I tried to cache full LR-sets but it did not work. The problem are in distances. They are varying a lot.

So I divide LR-sets on LR-situattions and separately vector of distances. LR-set situations w/o distances are repeated many times. So in the working set I have only a LR-set reference and vector of distances for corresponding LR-situations in the LR-set. Moreover I keep only minimal part of LR-set situations as other LR-set situations can be built from them. Zero distances for the built LR-set situations can be omitted too.

For detail info, you probably need to look at the source code. Code for building the work set should be pretty straightforward. Code for building parsing trees is more complicated.

I hope this info can help you.

vnmakarov avatar Feb 02 '20 16:02 vnmakarov

Thank you.

I'm currently implementing this new optimization with set hashing and a Patricia trie.

I found another small optimization: Earley items can be shrunk by 1/3 by tying the ordering of SPPF links to the ordering of item origins. (I sort items by origin in two places.) Then you remove the origins and use SPPF links instead.
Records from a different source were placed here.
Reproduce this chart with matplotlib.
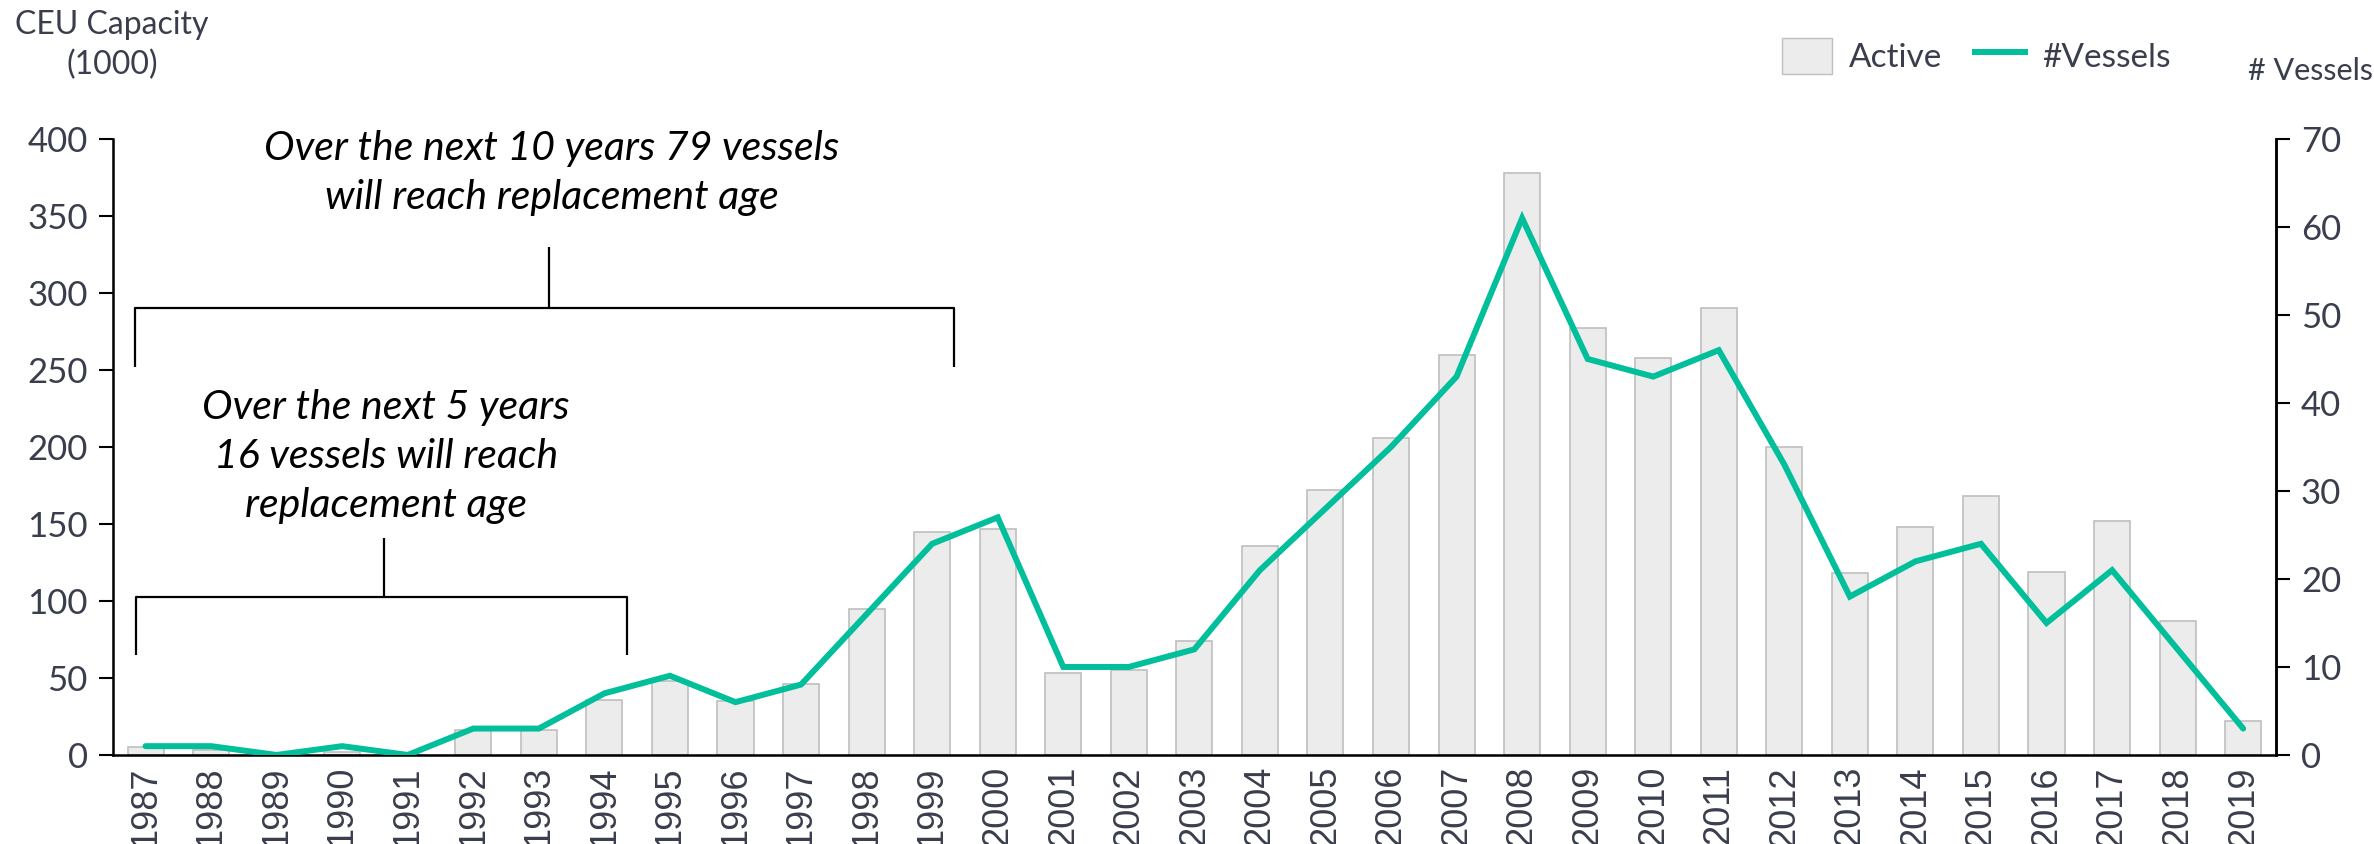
import numpy as np
import matplotlib
matplotlib.use("Agg")
import matplotlib.pyplot as plt
from matplotlib.patches import Patch
from matplotlib.lines import Line2D

# data
years = [str(y) for y in range(1987, 2020)]
capacity = [5, 3, 0, 2, 0, 16, 16, 36, 48, 35, 46, 95, 145, 147, 53, 55, 74, 136,
            172, 206, 260, 378, 277, 258, 290, 200, 118, 148, 168, 119, 152, 87, 22]
vessels = [1, 1, 0, 1, 0, 3, 3, 7, 9, 6, 8, 16, 24, 27, 10, 10, 12, 21,
           28, 35, 43, 61, 45, 43, 46, 33, 18, 22, 24, 15, 21, 12, 3]

left_ticks = [0, 50, 100, 150, 200, 250, 300, 350, 400]
right_ticks = [0, 10, 20, 30, 40, 50, 60, 70]

note_10 = "Over the next 10 years 79 vessels\nwill reach replacement age"
note_5 = "Over the next 5 years\n16 vessels will reach\nreplacement age"

BAR_FILL = "#ececec"
BAR_EDGE = "#bfbfbf"
TEAL = "#00bf9a"
TXT = "#3a3e4c"
UI_FONT = ["Lato", "DejaVu Sans"]

################################################
def makePlot():
    fig = plt.figure(figsize=(23.74, 8.44), dpi=100)
    ax = fig.add_axes([0.0475, 0.1055, 0.9112, 0.7298])
    x = np.arange(len(years))

    ax.bar(x, capacity, width=0.55, color=BAR_FILL, edgecolor=BAR_EDGE, linewidth=1.2, zorder=2)
    ax.set_xlim(-0.5, len(years) - 0.5)
    ax.set_ylim(0, 400)
    ax.set_yticks(left_ticks)
    ax.set_xticks(x)
    ax.set_xticklabels(years, rotation=90, fontsize=26, family="Liberation Sans", color=TXT)
    ax.tick_params(axis="x", length=0, pad=8)
    ax.tick_params(axis="y", length=10, width=1.5, labelsize=25, labelcolor=TXT, pad=8)
    for lab in ax.get_yticklabels():
        lab.set_family(UI_FONT)
    for s in ["left", "bottom", "right"]:
        ax.spines[s].set_linewidth(1.8)
    ax.spines["top"].set_visible(False)

    # vessel count line on the right axis
    ax2 = ax.twinx()
    ax2.plot(x, vessels, color=TEAL, linewidth=4.3, solid_capstyle="round", solid_joinstyle="miter", zorder=3)
    ax2.set_ylim(0, 70)
    ax2.set_yticks(right_ticks)
    ax2.tick_params(axis="y", length=10, width=1.5, labelsize=25, labelcolor=TXT, pad=8)
    for lab in ax2.get_yticklabels():
        lab.set_family(UI_FONT)
    ax2.spines["top"].set_visible(False)
    ax2.spines["right"].set_linewidth(1.8)

    # brackets (drawn in left-axis data coords)
    def bracket(x0, x1, xc, ybar, ydrop, ytop):
        kw = dict(color="black", linewidth=1.6, zorder=4, solid_capstyle="butt")
        ax.plot([x0, x0, x1, x1], [ydrop, ybar, ybar, ydrop], **kw)
        ax.plot([xc, xc], [ybar, ytop], **kw)

    bracket(-0.16, 12.33, 6.15, 290, 252, 330)
    bracket(-0.15, 7.34, 3.64, 102.7, 64.6, 141)

    ax.text(6.2, 378, note_10, ha="center", va="center", fontsize=29.5, style="italic",
            family=UI_FONT, color="black", linespacing=1.4)
    ax.text(3.67, 194, note_5, ha="center", va="center", fontsize=29.5, style="italic",
            family=UI_FONT, color="black", linespacing=1.4)

    # axis titles
    fig.text(112 / 2374, 1 - 45 / 844, "CEU Capacity\n(1000)", ha="center", va="center",
             fontsize=23, family=UI_FONT, color=TXT, linespacing=1.4)
    fig.text(2310 / 2374, 1 - 71 / 844, "# Vessels", ha="center", va="center",
             fontsize=22, family=UI_FONT, color=TXT)

    handles = [Patch(facecolor=BAR_FILL, edgecolor=BAR_EDGE, label="Active"),
               Line2D([0], [0], color=TEAL, linewidth=4.3, label="#Vessels")]
    leg = fig.legend(handles=handles, loc="center", bbox_to_anchor=(1976 / 2374, 1 - 56 / 844),
                     ncol=2, frameon=False, handlelength=1.5, handleheight=1.3,
                     columnspacing=1.0, handletextpad=0.5, prop={"family": UI_FONT, "size": 24})
    for t in leg.get_texts():
        t.set_color(TXT)

    fig.savefig("out.png", dpi=100)

################################################
if __name__ == '__main__':
    makePlot()
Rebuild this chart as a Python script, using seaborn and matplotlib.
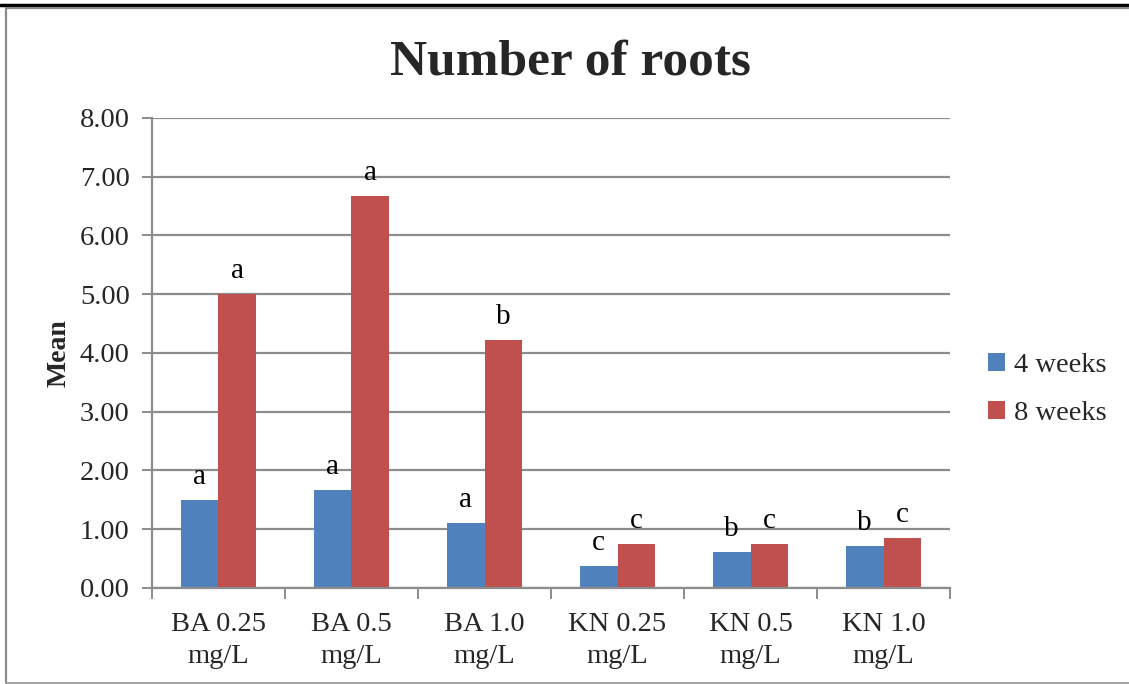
import matplotlib
matplotlib.use("Agg")
import matplotlib.pyplot as plt
from matplotlib.lines import Line2D
from matplotlib.patches import Rectangle
import seaborn as sns
import pandas as pd
import numpy as np

# Treatments and mean root counts
categories = ["BA 0.25\nmg/L", "BA 0.5\nmg/L", "BA 1.0\nmg/L",
              "KN 0.25\nmg/L", "KN 0.5\nmg/L", "KN 1.0\nmg/L"]
periods = ["4 weeks", "8 weeks"]
mean_4wk = [1.50, 1.67, 1.11, 0.37, 0.62, 0.71]
mean_8wk = [5.00, 6.67, 4.22, 0.75, 0.75, 0.85]
letters_4wk = ["a", "a", "a", "c", "b", "b"]
letters_8wk = ["a", "a", "b", "c", "c", "c"]
y_ticks = [0, 1, 2, 3, 4, 5, 6, 7, 8]

colors = ["#4F81BD", "#C0504D"]
grid_gray = "#8C8C8C"

df = pd.DataFrame({
    "Treatment": categories * 2,
    "Period": [periods[0]] * len(categories) + [periods[1]] * len(categories),
    "Mean": mean_4wk + mean_8wk,
})

sns.set_theme(style="white")
plt.rcParams["font.family"] = ["Liberation Serif", "DejaVu Serif"]

fig = plt.figure(figsize=(11.29, 6.84), dpi=100)
ax = fig.add_axes([0.1346, 0.1404, 0.7069, 0.6871])

sns.barplot(data=df, x="Treatment", y="Mean", hue="Period", order=categories,
            hue_order=periods, palette=colors, width=0.57, linewidth=0,
            saturation=1, ax=ax, legend=False, errorbar=None)

ax.set_ylim(0, 8)
ax.set_xlim(-0.5, len(categories) - 0.5)
ax.set_yticks(y_ticks)
ax.set_yticklabels([f"{v:.2f}" for v in y_ticks], fontsize=20.5)
ax.set_xticks(range(len(categories)))
ax.set_xticklabels(categories, fontsize=20.5, linespacing=1.38)
ax.set_axisbelow(True)
ax.yaxis.grid(True, color=grid_gray, linewidth=1.6)
ax.xaxis.grid(False)

# Category boundary ticks on the x axis
ax.set_xticks(np.arange(-0.5, len(categories), 1.0), minor=True)
ax.tick_params(axis="x", which="minor", length=8, width=1.4, color=grid_gray,
               direction="out", bottom=True)
ax.tick_params(axis="x", which="major", length=0, pad=17)
ax.tick_params(axis="y", which="major", length=7, width=1.4, color=grid_gray,
               direction="out", left=True, pad=9)

for side in ["top", "right"]:
    ax.spines[side].set_visible(False)
for side in ["left", "bottom"]:
    ax.spines[side].set_color(grid_gray)
    ax.spines[side].set_linewidth(1.6)

ax.set_xlabel("")
ax.set_ylabel("Mean", fontsize=20, fontweight="bold", labelpad=6)

# Significance letters above each bar
for container, letters in zip(ax.containers, [letters_4wk, letters_8wk]):
    for bar, letter in zip(container, letters):
        ax.text(bar.get_x() + bar.get_width() / 2, bar.get_height() + 0.17,
                letter, ha="center", va="bottom", fontsize=21, color="black")

fig.text(0.505, 0.908, "Number of roots", ha="center", va="center",
         fontsize=37, fontweight="bold")

handles = [Rectangle((0, 0), 1, 1, facecolor=c, edgecolor="none") for c in colors]
fig.legend(handles, periods, loc="center left", bbox_to_anchor=(0.8575, 0.4305),
           frameon=False, fontsize=20.5, handlelength=0.6, handleheight=0.6,
           handletextpad=0.3, labelspacing=0.8, borderpad=0.2)

# Outer frame
fig.add_artist(Line2D([0, 1], [1 - 4.5 / 684, 1 - 4.5 / 684],
                      transform=fig.transFigure, color="black", linewidth=2.5))
fig.add_artist(Line2D([5.5 / 1129, 1], [1 - 8 / 684, 1 - 8 / 684],
                      transform=fig.transFigure, color="#8A8A8A", linewidth=1.6))
fig.add_artist(Line2D([5.5 / 1129, 5.5 / 1129], [1 - 8 / 684, 1.2 / 684],
                      transform=fig.transFigure, color="#8A8A8A", linewidth=1.6))
fig.add_artist(Line2D([5.5 / 1129, 1], [1.2 / 684, 1.2 / 684],
                      transform=fig.transFigure, color="#A0A0A0", linewidth=1.4))

fig.savefig("out.png", dpi=100, facecolor="white")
Now, Earley items take 8 bytes. It has yet to be seen if this results in a performace and/or memory use improvement.

pczarn avatar Mar 14 '20 18:03 pczarn

What you call distances, I call item origins after Jeffrey Kegler. I found that distances can be removed with very little complication for the algorithm.

I found that I can retrieve 7000 out of 8500 Earley items from cache in a small test. The other 1500 sets need unique computations to produce.

pczarn avatar Mar 14 '20 18:03 pczarn

Sorry for slow response. I was (and am still) a bit busy.

Thank you for the update. Although I did not work on this topic for a long time, it is still interesting to me.

I am not familiar with Jeffrey Kegler's implementation although he did a lot for recent Earley's parser popularization and I should have paid more attention to his approach.

Considering meaning of origin, I suspect distance is a bit different. Probably origin is absolute number of the set (in working list), distances are relative numbers. As parsed string may have pretty similar substrings, the distances can be the same and origins don't. So vector of distances can have a big probability to be present many times and can be stored in one exemplar. But may be I am wrong and his origins are the same as my distances.

vnmakarov avatar Mar 16 '20 18:03 vnmakarov

New measurements show that 610 out of 12600 Earley sets can be cached, on the C benchmark. The cache is huge, so probably not worth using.

I will try to cache completions.

pczarn avatar Mar 23 '20 13:03 pczarn

My benchmarks include processing the grammar.

New measurements were wrong, I can skip processing for 7000 out of 8500 Earley items. I'm having some issues with the Patricia trie implementation, but I will resolve these and get new benchmarks running within a few days.

pczarn avatar Apr 03 '20 16:04 pczarn